_Task brief_. Sort through the data and copy the lines holding the word "diagram".

_Material supplied_.
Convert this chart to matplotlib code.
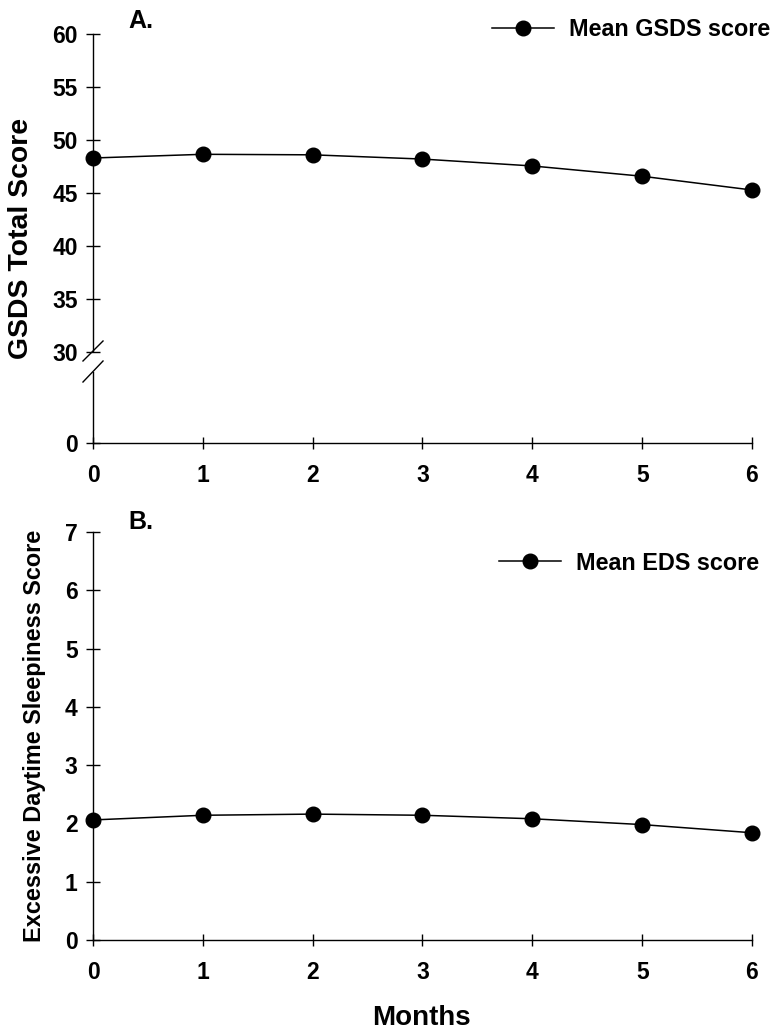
import numpy as np
import matplotlib
matplotlib.use("Agg")
import matplotlib.pyplot as plt
from matplotlib.lines import Line2D

plt.rcParams['font.family'] = ['Liberation Sans', 'DejaVu Sans']
plt.rcParams['font.weight'] = 'bold'

# ---- data ----
months = [0, 1, 2, 3, 4, 5, 6]
gsds_mean = [48.3, 48.65, 48.6, 48.2, 47.55, 46.58, 45.28]
eds_mean = [2.06, 2.14, 2.16, 2.14, 2.08, 1.98, 1.84]
gsds_yticks = [0, 30, 35, 40, 45, 50, 55, 60]
eds_yticks = [0, 1, 2, 3, 4, 5, 6, 7]
label_a = "Mean GSDS score"
label_b = "Mean EDS score"

W, H = 779, 1034
fig = plt.figure(figsize=(W / 100, H / 100), dpi=100)

def px_axes(left, right, top, bottom):
    return fig.add_axes([left / W, 1 - bottom / H, (right - left) / W, (bottom - top) / H])

R = 0.2863
def fwd(y):
    y = np.asarray(y, float)
    return np.where(y >= 30, y, 30 - (30 - y) * R)
def inv(t):
    t = np.asarray(t, float)
    return np.where(t >= 30, t, 30 - (30 - t) / R)

axA = px_axes(93, 752, 34, 443)
axB = px_axes(93, 752, 532, 940)

for ax in (axA, axB):
    ax.spines['top'].set_visible(False)
    ax.spines['right'].set_visible(False)
    ax.spines['left'].set_linewidth(1.0)
    ax.spines['bottom'].set_linewidth(1.0)
    ax.set_xlim(0, 6)
    ax.set_xticks(months)
    ax.tick_params(axis='y', direction='inout', length=10, width=1.0, pad=6, labelsize=16.5)
    ax.tick_params(axis='x', direction='inout', length=8, width=1.0, pad=11, labelsize=16.5)

# Panel A
axA.set_yscale('function', functions=(fwd, inv))
axA.set_ylim(0, 60)
axA.set_yticks(gsds_yticks)
axA.set_yticklabels([str(v) for v in gsds_yticks], fontweight='bold')
axA.minorticks_off()
axA.plot(months, gsds_mean, color='black', lw=1.1, marker='o', markersize=10.5,
         clip_on=False, zorder=5, label=label_a)
axA.spines['left'].set_visible(False)
tr = axA.transAxes
axA.add_line(Line2D([0, 0], [0, 0.174], transform=tr, color='black', lw=1.0, clip_on=False))
axA.add_line(Line2D([0, 0], [0.225, 1.0], transform=tr, color='black', lw=1.0, clip_on=False))
axA.add_line(Line2D([-0.0152, 0.0152], [0.2005, 0.2494], transform=tr, color='black', lw=1.0, clip_on=False))
axA.add_line(Line2D([-0.0152, 0.0152], [0.1491, 0.2005], transform=tr, color='black', lw=1.0, clip_on=False))

# Panel B
axB.set_ylim(0, 7)
axB.set_yticks(eds_yticks)
axB.set_yticklabels([str(v) for v in eds_yticks], fontweight='bold')
axB.plot(months, eds_mean, color='black', lw=1.1, marker='o', markersize=10.5,
         clip_on=False, zorder=5, label=label_b)

for ax in (axA, axB):
    for lab in ax.get_xticklabels() + ax.get_yticklabels():
        lab.set_fontweight('bold')

# Legends
for ax, (xr, yc) in ((axA, (770, 30)), (axB, (759, 563))):
    ax.legend(loc='center right', bbox_to_anchor=(xr / W, 1 - yc / H),
              bbox_transform=fig.transFigure, frameon=False, borderpad=0,
              borderaxespad=0, handlelength=2.65, handletextpad=0.65,
              prop={'size': 16.8, 'weight': 'bold'})

# Labels
fig.text(21 / W, 1 - 238 / H, "GSDS Total Score", rotation=90, ha='center', va='center',
         fontsize=20.4, fontweight='bold')
fig.text(35 / W, 1 - 735.5 / H, "Excessive Daytime Sleepiness Score", rotation=90,
         ha='center', va='center', fontsize=16.9, fontweight='bold')
fig.text(421 / W, 1 - 1025 / H, "Months", ha='center', va='baseline',
         fontsize=20, fontweight='bold')
fig.text(128 / W, 1 - 28 / H, "A.", ha='left', va='baseline', fontsize=18, fontweight='bold')
fig.text(128 / W, 1 - 529 / H, "B.", ha='left', va='baseline', fontsize=18, fontweight='bold')

fig.savefig("out.png", dpi=100, facecolor='white')
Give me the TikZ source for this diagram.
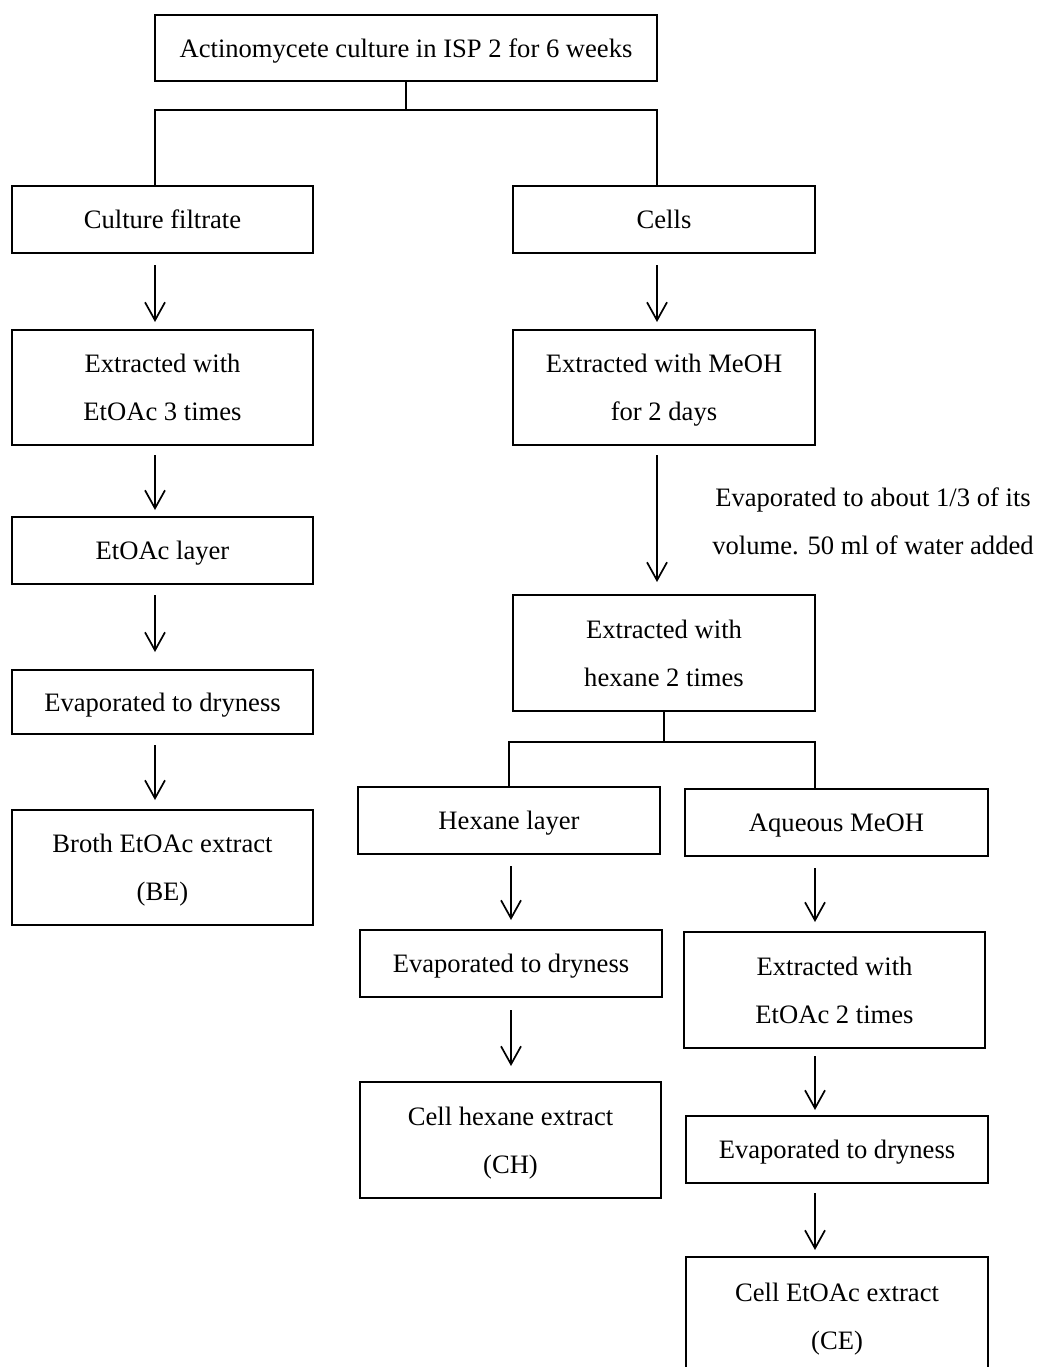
\documentclass[tikz,border=0pt]{standalone}
\usepackage{fontspec}
\setmainfont{Liberation Serif}
\usetikzlibrary{arrows.meta,calc}
\begin{document}
\begin{tikzpicture}[x=1pt,y=-1pt,
  box/.style={draw, line width=2pt, inner sep=0pt, outer sep=0pt, align=center,
    font=\fontsize{26.6}{48}\selectfont, text depth=0pt, minimum height=#1},
  box/.default=67pt,
  conn/.style={line width=2pt},
  arr/.style={line width=1.7pt, -{Straight Barb[length=18pt,width=20pt,line width=1.7pt]}},
  lbl/.style={align=center, font=\fontsize{26.6}{48}\selectfont, inner sep=0pt}]
\useasboundingbox (0,0) rectangle (1037,1367);
\clip (0,0) rectangle (1037,1367);
\fill[white] (0,0) rectangle (1037,1367);
% nodes
\node[box, minimum width=502pt, minimum height=66pt] (top) at (406,48) {Actinomycete culture in ISP 2 for 6 weeks};
\node[box, minimum width=301pt] (cf) at (162.5,219.5) {Culture filtrate};
\node[box, minimum width=302pt] (cells) at (664,219.5) {Cells};
\node[box=115pt, minimum width=301pt] (ex1) at (162.5,387.5) {Extracted with\\EtOAc 3 times};
\node[box, minimum width=301pt] (etl) at (162.5,550.5) {EtOAc layer};
\node[box=64pt, minimum width=301pt] (ev1) at (162.5,702) {Evaporated to dryness};
\node[box=115pt, minimum width=301pt] (be) at (162.5,867.5) {Broth EtOAc extract\\(BE)};
\node[box=115pt, minimum width=302pt] (exm) at (664,387.5) {Extracted with MeOH\\for 2 days};
\node[lbl] (evlbl) at (873,521) {Evaporated to about 1/3 of its\\volume. 50 ml of water added};
\node[box=116pt, minimum width=302pt] (exh) at (664,653) {Extracted with\\hexane 2 times};
\node[box, minimum width=302pt] (hl) at (509,820.5) {Hexane layer};
\node[box, minimum width=303pt] (aq) at (836.5,822.5) {Aqueous MeOH};
\node[box, minimum width=302pt] (ev2) at (511,963.5) {Evaporated to dryness};
\node[box=116pt, minimum width=301pt] (ch) at (510.5,1140) {Cell hexane extract\\(CH)};
\node[box=116pt, minimum width=301pt] (ex2) at (834.5,990) {Extracted with\\EtOAc 2 times};
\node[box, minimum width=302pt] (ev3) at (837,1149.5) {Evaporated to dryness};
\node[box=118pt, minimum width=302pt] (ce) at (837,1316) {Cell EtOAc extract\\(CE)};
% branch connectors
\coordinate (j1) at ($(top.south)+(0,29)$);
\draw[conn] (top.south) -- (j1);
\draw[conn] (cf.north -| top.west) |- (j1) -| (cells.north -| top.east);
\coordinate (j2) at ($(exh.south)+(0,31)$);
\draw[conn] (exh.south) -- (j2);
\draw[conn] (hl.north) |- (j2) -| (aq.north -| exh.east);
% arrows left
\draw[arr, shorten <=12pt, shorten >=8pt] (cf.south -| top.west) -- (ex1.north -| top.west);
\draw[arr, shorten <=10pt, shorten >=7pt] (ex1.south -| top.west) -- (etl.north -| top.west);
\draw[arr, shorten <=11pt, shorten >=18pt] (etl.south -| top.west) -- (ev1.north -| top.west);
\draw[arr, shorten <=11pt, shorten >=10pt] (ev1.south -| top.west) -- (be.north -| top.west);
% arrows right
\draw[arr, shorten <=12pt, shorten >=8pt] (cells.south -| top.east) -- (exm.north -| top.east);
\draw[arr, shorten <=10pt, shorten >=13pt] (exm.south -| top.east) -- (exh.north -| top.east);
\draw[arr, shorten <=12pt, shorten >=10pt] (hl.south -| ev2.north) -- (ev2.north);
\draw[arr, shorten <=13pt, shorten >=16pt] (ev2.south) -- (ch.north -| ev2.south);
\draw[arr, shorten <=12pt, shorten >=10pt] (aq.south -| exh.east) -- (ex2.north -| exh.east);
\draw[arr, shorten <=8pt, shorten >=6pt] (ex2.south -| exh.east) -- (ev3.north -| exh.east);
\draw[arr, shorten <=10pt, shorten >=7pt] (ev3.south -| exh.east) -- (ce.north -| exh.east);
\end{tikzpicture}
\end{document}
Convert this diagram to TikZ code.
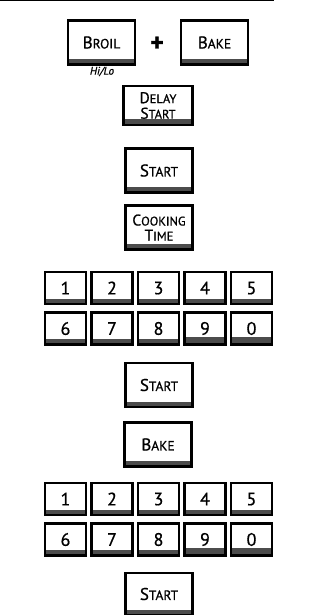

_Task answer_.
Give me the TikZ source for this diagram.
Convert this diagram to TikZ code.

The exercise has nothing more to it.